Right, totally partner owned, so there’s really no legal connection at this point. One of the restrictions we had, being partly owned by a public company, is it created independence issues for us. We couldn’t do audits for certain business lines if they owned H&R Block stock. So this really allows us to enhance our financial services industry line, because we no longer have that restriction on the one-share rule, as it’s called. The independence rules around stock ownership precluded us from going after some businesses that owned H&R Block stock, like mutual funds and hedge funds and benefit plans. If they owned Block stock, we couldn’t do the audits, and now that restriction is gone. It opens up the door for us to go after clients that we were precluded from serving before.

Does it also open the door for you to expand your tax practice?

Well, tax is not really governed by independence [rules], so the tax opportunities are the same under the old and the new.

You guys have had some problems with Block over the years and they’ve had their own issues internally. What’s it going to be like to be free of them?

Obviously we had an issue with them a few years ago [Block and RSM McGladrey sued McGladrey & Pullen in 2009 after M&P terminated their administrative services agreement, but they eventually renegotiated the deal]. But we got to where we are now because of the investments that Block has made on our behalf. I’m still a shareholder of Block and will continue to be a shareholder, so I wish them well. From their point of view, this was key to their strategy to focus on their core business, and I think they’re better positioned to be successful in the future. So like I said, I’m still a shareholder and I expect them to do well. I think it was certainly a situation where we both strategically felt this was the time. Even though they’ve done a lot of good things for us, we felt like the time was [right] for both of us to separate, and it worked out well.

They will have some financial benefits as well from the decoupling?

They certainly got paid some cash, so I’m sure they’ll use that to invest in their business.

What was the purchase price?

I’m trying to think of what they disclosed in their 8K. Depending on how you account for it, there are different ways to look at it, but I think they disclosed it was somewhere around $600 million as the total purchase [price], somewhere in that range.

What are your plans now for McGladrey? Where do you see yourselves growing, in particular service lines or internationally?

Yes, I think the big three for us probably are international, private equity firms and their portfolios, and moving up in the SEC world. Then specialty consulting, especially in the transactions area and technology and risk advisory. We just opened an India offshoring office that helps us be more competitive in the risk advisory area, but consulting is where we expect our greatest growth. We’re up over 20 percent in a number of service lines this year in consulting.

There were some interesting proposals that came out of Europe the other day about consulting and separating that from audit. Do you think that will have much of an impact on you in Europe?

Yes, the European Union, it will definitely have an impact for us. We expect it would probably help us because if you’re a smaller player and you get more opportunities, you should be getting more wins. Who knows where that’s going to go, but clearly the changes that they’re contemplating in Europe would only help McGladrey get more opportunities because, number one, we don’t audit a lot of public companies, so we would be able to provide consulting for those companies. And if more public companies had to change auditors because of rotation, we would have more opportunities to possibly win new audits, but we’ll see where that goes.

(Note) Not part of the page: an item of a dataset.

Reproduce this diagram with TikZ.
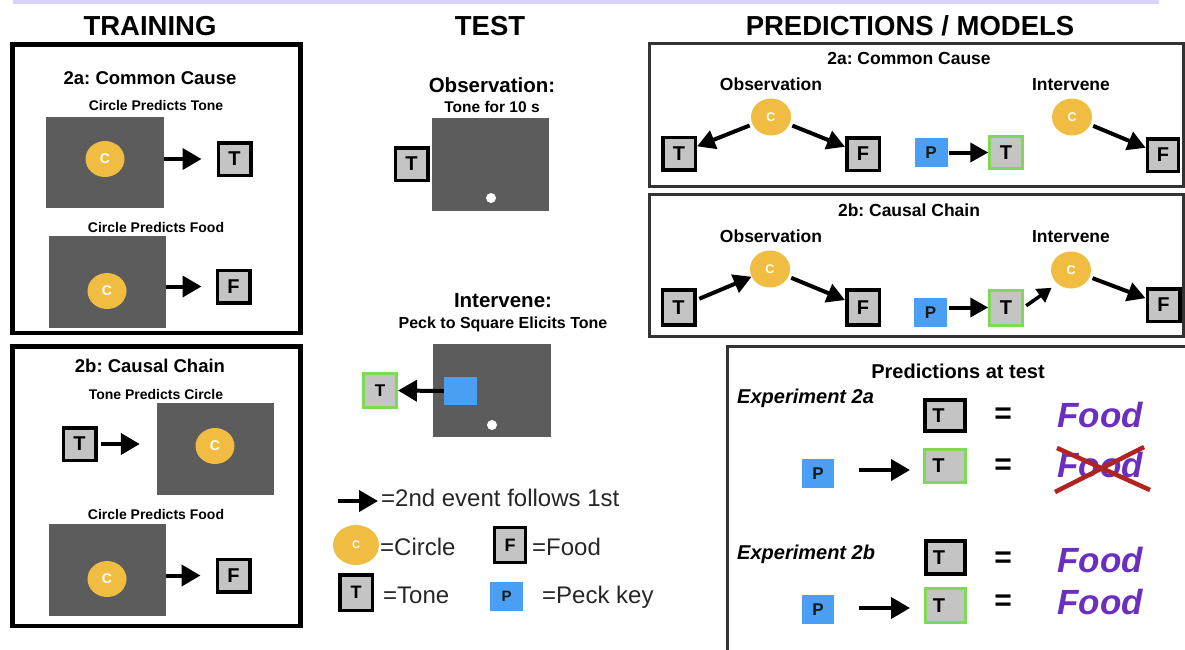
\documentclass[tikz,border=0pt]{standalone}
\usepackage{fontspec}
\setmainfont{Liberation Sans}
\usetikzlibrary{arrows.meta,shapes.geometric}
\definecolor{screen}{HTML}{5C5C5C}
\definecolor{cgold}{HTML}{F0BC42}
\definecolor{boxgray}{HTML}{C4C4C4}
\definecolor{pblue}{HTML}{4A9FF5}
\definecolor{tgreen}{HTML}{7ED957}
\definecolor{foodpurple}{HTML}{6B2FC0}
\definecolor{xred}{HTML}{B0231E}
\definecolor{lav}{HTML}{D9D2FA}
\definecolor{frame}{HTML}{333333}
\definecolor{legtext}{HTML}{262626}
\newcommand{\myfs}[1]{\fontsize{#1pt}{#1pt}\selectfont}
\frenchspacing
\begin{document}
\begin{tikzpicture}[x=1pt,y=-1pt,
  sq/.style={draw=black, line width=3.5pt, fill=boxgray, minimum width=32.5pt, minimum height=32.5pt, inner sep=0pt, font=\myfs{20}\bfseries},
  gsq/.style={sq, draw=tgreen, line width=3pt},
  cc/.style={ellipse, fill=cgold, minimum width=40pt, minimum height=37pt, inner sep=0pt, text=white, font=\myfs{12.5}\bfseries},
  pk/.style={fill=pblue, minimum width=33pt, minimum height=29pt, inner sep=0pt, font=\myfs{17}\bfseries, text=black!90},
  scr/.style={fill=screen, inner sep=0pt},
  arr/.style={line width=4pt, -{Triangle[length=19pt,width=21pt]}},
  arrs/.style={line width=4pt, -{Triangle[length=18pt,width=19pt]}},
  ttl/.style={font=\myfs{27.5}\bfseries, anchor=base, inner sep=0pt},
  hd/.style={font=\myfs{18.5}\bfseries, anchor=base, inner sep=0pt},
  sbt/.style={font=\myfs{14}\bfseries, anchor=base, inner sep=0pt},
  lg/.style={font=\myfs{24}, text=legtext, anchor=base west, inner sep=0pt},
  eqs/.style={font=\myfs{30}\bfseries, inner sep=0pt},
  food/.style={font=\myfs{35}\bfseries\itshape, text=foodpurple, anchor=base, inner sep=0pt},
  wdot/.style={circle, fill=white, minimum size=10pt, inner sep=0pt},
  panel/.style={draw=black, line width=4.5pt},
  rpanel/.style={draw=frame, line width=3pt}
]
\useasboundingbox (0,0) rectangle (1185,649);
\fill[lav] (13,0) rectangle (1159,3.5);

% ---------------- titles
\node[ttl] (tTrain) at (150,35) {TRAINING};
\node[ttl] (tTest) at (490,35) {TEST};
\node[ttl] (tPred) at (910,35) {PREDICTIONS / MODELS};

% ---------------- training 2a
\draw[panel] (12.5,44.5) rectangle (300.5,333);
\node[hd] (h2a) at (150,84) {2a: Common Cause};
\node[sbt] (s2a1) at (156,110) {Circle Predicts Tone};
\node[scr, minimum width=118pt, minimum height=91pt] (s1) at (105,162.5) {};
\node[cc, minimum width=39pt, minimum height=36pt, font=\myfs{14}\bfseries] (c1) at (105,159) {C};
\node[sq] (t1) at (234.5,159) {T};
\draw[arr] (s1.east |- t1.west) -- ([xshift=-15pt]t1.west);
\node[sbt] (s2a2) at (156,232) {Circle Predicts Food};
\node[scr, minimum width=117pt, minimum height=92pt] (s2) at (107.5,282) {};
\node[cc, minimum width=39pt, minimum height=36pt, font=\myfs{14}\bfseries] (c2) at (107,291) {C};
\node[sq] (f1) at (233.5,286.5) {F};
\draw[arr] (s2.east |- f1.west) -- ([xshift=-14pt]f1.west);

% ---------------- training 2b
\draw[panel] (12.5,346.5) rectangle (300.5,626);
\node[hd] (h2b) at (150,372) {2b: Causal Chain};
\node[sbt] (s2b1) at (156,399) {Tone Predicts Circle};
\node[sq] (t2) at (79.5,444) {T};
\node[scr, minimum width=117pt, minimum height=92pt] (s3) at (215.5,449) {};
\node[cc, minimum width=39pt, minimum height=36pt, font=\myfs{14}\bfseries] (c3) at (215,446) {C};
\draw[arr, shorten <=3pt] (t2.east) -- ([xshift=-17pt]s3.west |- t2.east);
\node[sbt] (s2b2) at (156,519) {Circle Predicts Food};
\node[scr, minimum width=117pt, minimum height=92pt] (s4) at (107.5,570) {};
\node[cc, minimum width=39pt, minimum height=36pt, font=\myfs{14}\bfseries] (c4) at (107,579) {C};
\node[sq] (f2) at (233.5,575.5) {F};
\draw[arr] (s4.east |- f2.west) -- ([xshift=-15pt]f2.west);

% ---------------- test
\node[font=\myfs{20.5}\bfseries, anchor=base, inner sep=0pt] (obsT) at (492,92) {Observation:};
\node[font=\myfs{15.5}\bfseries, anchor=base, inner sep=0pt] (tone10) at (492,112) {Tone for 10 s};
\node[scr, minimum width=117pt, minimum height=93pt] (s5) at (490.5,164.5) {};
\node[wdot] (d5) at (491,198) {};
\node[sq] (t3) at (411.5,164) {T};
\node[font=\myfs{20.5}\bfseries, anchor=base, inner sep=0pt] (intT) at (503,307) {Intervene:};
\node[font=\myfs{16}\bfseries, anchor=base, inner sep=0pt] (peckT) at (503,328) {Peck to Square Elicits Tone};
\node[scr, minimum width=118pt, minimum height=93pt] (s6) at (492,390.5) {};
\node[fill=pblue, minimum width=33pt, minimum height=28pt, inner sep=0pt] (b6) at (460.5,391) {};
\node[wdot] (d6) at (492,425) {};
\node[gsq, minimum width=33pt, minimum height=34pt, font=\myfs{17}\bfseries] (tg0) at (380,390.5) {T};
\draw[arr] (b6.west) -- (tg0.east);

% ---------------- legend
\coordinate (la) at (338,501);
\coordinate (lb) at (378,501);
\draw[arr] (la) -- (lb);
\node[lg] (l1) at (381,506) {=2nd event follows 1st};
\node[cc, minimum width=46pt, minimum height=40pt, font=\myfs{11}\bfseries] (lc) at (356,545) {C};
\node[lg] (l2) at (380,555) {=Circle};
\node[sq, minimum width=31pt, minimum height=35pt, font=\myfs{18}\bfseries] (lf) at (510,545) {F};
\node[lg] (l3) at (532,555) {=Food};
\node[sq, minimum width=32.5pt, minimum height=35.5pt, font=\myfs{18}\bfseries] (lt) at (356,592.5) {T};
\node[lg] (l4) at (383,603) {=Tone};
\node[pk, font=\myfs{15}\bfseries] (lp) at (506.5,596.5) {\raisebox{-3pt}{P}};
\node[lg] (l5) at (542,603) {=Peck key};

% ---------------- predictions 2a
\draw[rpanel] (649.5,43.5) rectangle (1183.5,186.5);
\node[font=\myfs{17.5}\bfseries, anchor=base, inner sep=0pt] (rh2a) at (909,64) {2a: Common Cause};
\node[font=\myfs{17.5}\bfseries, anchor=base, inner sep=0pt] (ro2a) at (771,90) {Observation};
\node[font=\myfs{17.5}\bfseries, anchor=base, inner sep=0pt] (ri2a) at (1071,90) {Intervene};
\node[cc] (cA1) at (771,117) {C};
\node[sq] (tA1) at (679,153.5) {T};
\node[sq] (fA1) at (863,154) {F};
\draw[arrs, shorten <=3pt] (cA1) -- (tA1);
\draw[arrs, shorten <=3pt] (cA1) -- (fA1);
\node[pk] (pA1) at (931,152.5) {\raisebox{-3pt}{P}};
\node[gsq] (tgA1) at (1006,152.5) {T};
\draw[arrs, shorten <=1.5pt] (pA1.east) -- (tgA1.west);
\node[cc] (cA2) at (1072,117) {C};
\node[sq, minimum width=31pt] (fA2) at (1163,155) {F};
\draw[arrs, shorten <=3pt] (cA2) -- (fA2);

% ---------------- predictions 2b
\draw[rpanel] (649.5,194.5) rectangle (1183.5,336.5);
\node[font=\myfs{17.5}\bfseries, anchor=base, inner sep=0pt] (rh2b) at (909,216) {2b: Causal Chain};
\node[font=\myfs{17.5}\bfseries, anchor=base, inner sep=0pt] (ro2b) at (771,242) {Observation};
\node[font=\myfs{17.5}\bfseries, anchor=base, inner sep=0pt] (ri2b) at (1071,242) {Intervene};
\node[cc] (cB1) at (770,269) {C};
\node[sq, minimum height=35pt] (tB1) at (678.5,307.5) {T};
\node[sq, minimum height=35pt] (fB1) at (863,307.5) {F};
\draw[arrs, shorten <=3pt] (tB1) -- (cB1);
\draw[arrs, shorten <=3pt] (cB1) -- (fB1);
\node[pk] (pB1) at (930.5,312.5) {\raisebox{-3pt}{P}};
\node[gsq, minimum height=35pt] (tgB1) at (1006,307.5) {T};
\draw[arrs, shorten <=1.5pt] (pB1.east |- tgB1.west) -- (tgB1.west);
\node[cc] (cB2) at (1071,270) {C};
\node[sq] (fB2) at (1163.5,305) {F};
\draw[line width=3.5pt, -{Triangle[length=14pt,width=16pt]}, shorten <=3pt, shorten >=7pt] (tgB1.east) -- (cB2.225);
\draw[arrs, shorten <=3pt] (cB2) -- (fB2);

% ---------------- predictions at test
\draw[rpanel] (1190,346.5) -- (727.5,346.5) -- (727.5,655);
\node[font=\myfs{20}\bfseries, anchor=base, inner sep=0pt] (pat) at (958,378) {Predictions at test};
\node[font=\myfs{20}\bfseries\itshape, anchor=base west, inner sep=0pt] (e2a) at (737,403) {Experiment 2a};
\node[font=\myfs{20}\bfseries\itshape, anchor=base west, inner sep=0pt] (e2b) at (737,559) {Experiment 2b};

\node[sq, line width=4pt, minimum width=40pt, minimum height=31pt] (tP1) at (945,415.5) {T\kern13pt};
\node[eqs] (q1) at (1003,416) {=};
\node[food] (fd1) at (1100,427) {Food};

\node[pk, minimum width=32pt] (pP1) at (818,473.5) {\raisebox{-3pt}{P}};
\node[gsq, minimum width=41pt, minimum height=33pt] (tgP1) at (945,466) {T\kern13pt};
\draw[arr] ([xshift=25pt,yshift=3.5pt]pP1.east) -- ([xshift=-13pt,yshift=-4pt]tgP1.west);
\node[eqs] (q2) at (1003,467) {=};
\node[food] (fd2) at (1100,477) {Food};
\draw[xred, line width=4.5pt] (1055,492) -- (1144,447);
\draw[xred, line width=4.5pt] (1057,448) -- (1150,490);

\node[sq, line width=4pt, minimum width=39pt, minimum height=33pt] (tP2) at (945.5,557.5) {T\kern13pt};
\node[eqs] (q3) at (1003,560) {=};
\node[food] (fd3) at (1100,572) {Food};

\node[pk, minimum width=32pt] (pP2) at (818,609.5) {\raisebox{-3pt}{P}};
\node[gsq, minimum width=40pt, minimum height=34pt] (tgP2) at (945.5,605.5) {T\kern13pt};
\draw[arr] ([xshift=25pt,yshift=1.5pt]pP2.east) -- ([xshift=-14pt,yshift=-2.5pt]tgP2.west);
\node[eqs] (q4) at (1003,603) {=};
\node[food] (fd4) at (1100,614) {Food};
\end{tikzpicture}
\end{document}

In the United States the PCAOB is considering requiring mandatory auditor rotation. Where do you come down on that? Do you think that might give you more opportunities in the U.S.?

I think it would, but I don’t necessarily think that that’s a great idea. It’s hard to say. It really is. If more firms had to change, there would be a lot more activity, and I would certainly like to think that we would win more of those opportunities, but I’m not sure mandatory rotation is a great idea. I don’t think it would make the audits better, but that’s my personal opinion.

There’s also been a lot of controversy lately over private company accounting standards and who should be in control of those. Do you have any thoughts on that?

When we looked at that, we actually had a position paper that would support a separate board, but we certainly are not saying that we’re in support of the AICPA splitting it out. We would like to see it stay under the FAF. There are comments being provided now on that, and we’re certainly willing to accept wherever that goes, but overall I would say from a personal point of view that private company standards should certainly be a little different from the public standards. However we get there, we’ll support either approach. We just want to make sure that we treat private companies a little differently because certain standards are geared toward large companies that don’t benefit the small client. To me it’s about helping the client. It’s all about making sure that the private company is served well and that we do the things that make sense. I’m not going to get into the politics of how that should be done. I just want to make sure that happens.

I saw you just renewed your deal with the PGA to sponsor your golf tournament for another three years. Are you planning to expand your sports sponsorships?

No, we’re pretty much focused on the golf platform, and the reason we focus on the golf platform is we think our values align with golf. It’s a game of integrity, and we’ve got a business of integrity. It’s a game of trusting your advisor, the caddy-golfer relationship, and that’s certainly how we view ourselves and our clients, is trying to build trust and work with our clients. And then excellence: We want to be the best we can be,  just like the golfers, and then from a business point of view, when you think about an area that many C-level executives—CEOs, CFOs, CIOs, people that really would buy our services  and that we do business with—there’s a greater proportion of them who do follow golf and play golf. From a target point of view, we try to target who our clients might be and who our clients are, and golf is a way to reach them. We’re not planning to expand that to other sports or anything. We’re comfortable that that’s the place, and with the limited amount of money that you have for marketing budgets, we really like to put it in golf because we think it’s a better targeted approach to reach our intended audience.

So overall how are you feeling about the reunification of McGladrey?

The partners are very excited to be owners again, and I think our employees are looking forward to it. It’s always good when the attitude is positive. I think overall everybody is pretty excited about the opportunity to work more closely together as one firm, and we’re anticipating that it’s going to benefit our clients and we’ll be able to be more successful in the future.